Hard-pressed Irish homeowners will find cold comfort in the news that Iceland is to write off €24,000 from every household’s mortgage.
Voters here are used to pre-election party pledges evaporating into the fog of fantasy but, in the land of frost and fire, politicians have proven they can be true to their word.
In April’s elections, prime minister Sigmundur David Gunnlaugsson said he would introduce sweeping measures to ease the burden of household debt.
And now he has put the country’s krona where his mouth is. The writeoff of €24,000 per mortgage will reduce household debt by 13% according to the government’s website.
According to RT.com, the government said the debt relief will begin by mid-2014. According to estimates, the measure will cost almost €900m.

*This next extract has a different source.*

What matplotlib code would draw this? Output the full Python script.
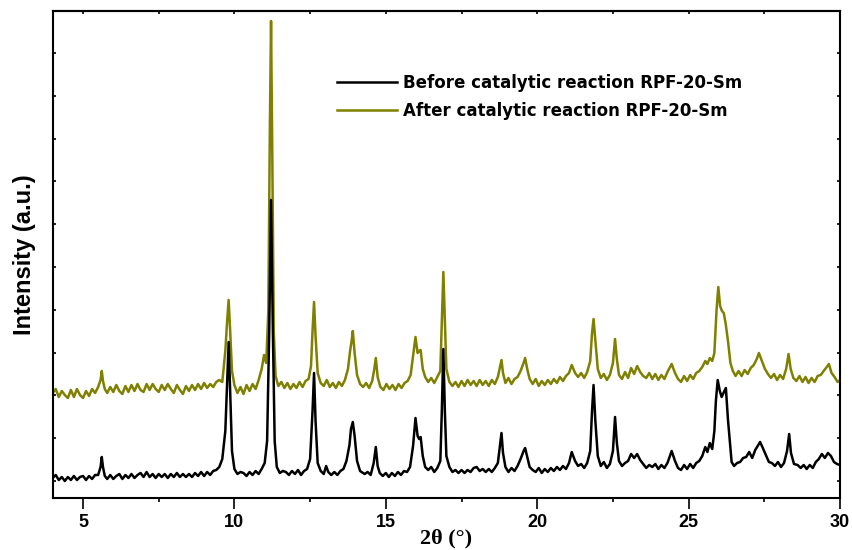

That may seem like a slush-fund compared with the oceans of debt faced by many European nations, but bear in mind Iceland’s population is just over 320,000.
The population has been weighed down by debt since the financial crisis five years ago. The krona’s collapse drove borrowing costs much higher.
“Currently, household debt is equivalent to 108% of GDP, which is high by international comparison,” the government said in a statement.
“The action will boost household disposable income and encourage savings,” it said.
According to AFP, the debt relief promise has been met with scepticism, with the IMF, and the Organisation for Economic Co-operation and Development warning against it.
The IMF had previously said Iceland has “little fiscal space for additional household debt relief”, while the OECD had called for the mortgage relief efforts to target only low-income households.